If a tornado approaches...

  • Move away at a right angle to the tornado.

  •  If this is not possible, abandon your vehicle for a sturdy structure.

  • If no shelter is available, lay flat in a dry ravine or ditch away from your vehicle.

Avoid taking shelter under a highway overpass.

Extreme caution should be used in tracking tornadoes.  Tornadoes normally track along with the parent storm, but tracks can vary!

Keep a one to two mile safety buffer zone between you and the storm.

Have an escape route planned and available.

radar image

Instead of continuing to the east, the Pierce City to Battlefield tornado pictured above veered sharply to the north along the dotted line.

Communication is important between other spotters and the NWS so you know the path of the tornado and can stay out of harms way.


Flash Flood Safety

Floods kill more people than any other weather hazard and pose a serious threat to storm spotters.

Storm spotting will frequently take you to flooded crossings.  Seek a different route or higher ground when encountering flooding

Leave your vehicle if it stalls in rising water.

Never cross through water covering the road unless absolutely sure the...

  • water depth is very shallow (< 6")

  • water is not moving

  • roadway is still intact.

If the water covering a road is muddy (as it will be in the most cases), water depth and road conditions will be difficult to determine.  In this case, turn around and find an alternate route.

Water filled roadway dips are difficult to see at night.  Slow down!  Hydroplaning is a real threat.

Never underestimate the incredible power and force of fast moving water.
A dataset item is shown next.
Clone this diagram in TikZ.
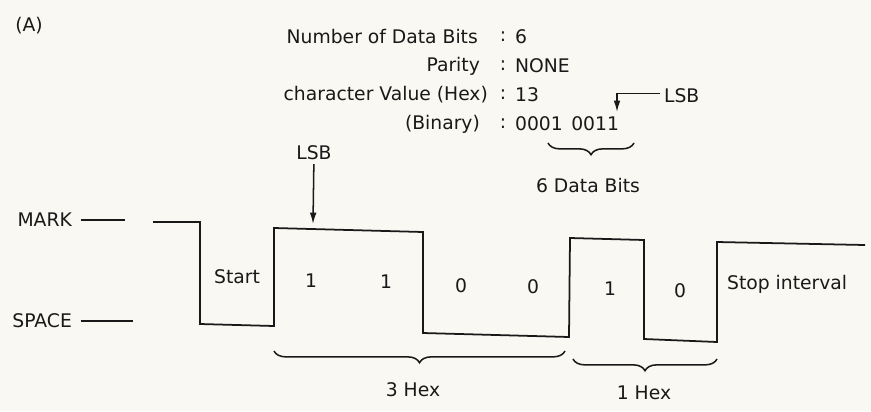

Two feet of water can pick up and carrying most vehicles including trucks and SUVs.

If water levels are up to a bridge, do not cross it as it may be damaged and unable to support the weight of your vehicle.

Remember, Turn Around Don't Drown!


Hail Safety

Use common sense and stay inside or remain in your vehicle.

Remember, hail larger than golf balls indicates the dangerous updraft portion of the storm and possible tornado may be approaching.


Spotting at Night

Mobile spotting at night is especially dangerous. Flooded roads, debris on the highway, poor visibility, inability to see the storm, fatigue and traffic all pose a serious threat to storm spotters.

While always recommended, it is a must for two people to team up when mobile spotting at night.  The second spotter can act as navigator and provides an extra pair of eyes to watch the sky and the road.

If you are spotting at night..

  • Know your directional relationship to the storm.

  • Keep in close contact with someone watching storms on radar

  • Be aware of reports from other nearby spotters for proper positioning

  • Watch for ground based flashes by a tornado breaking power lines.

  • Listen for roaring sounds but beware that wind blowing through trees may roar on it own.

  • Note the wind direction and changes in wind direction.

  • Utilize lightning to note storm structure and possible lower cloud base.

  • Don't confuse shelf clouds with wall clouds.


Mobile Spotter Safety

Mobile spotting can be dangerous considering the potential of flooded roads, debris on the highway, poor visibility, inability to see the storm, fatigue and traffic.

If a mobile spotter...

  • Use two people for an extra pair of eyes to watch the sky and the road.

  • Do not speed.

  • Avoid dirt roads (they get extremely slick when wet).

  • Park well off of the road and not under electrical lines or trees.

  • Avoid taking shelter under a highway overpass.

  • Keep a one to two mile safety buffer zone between you and the storm.

  • Have an escape route planned and available.

  • If a tornado approaches, move away at a right angle to the tornado. If this is not possible abandon your vehicle for a sturdy structure.  If no shelter is available, lay flat in a dry ravine or ditch away from your vehicle.


 

Thank You!

The National Weather Service thanks all of those who volunteer their time and energy in providing crucial storm reports.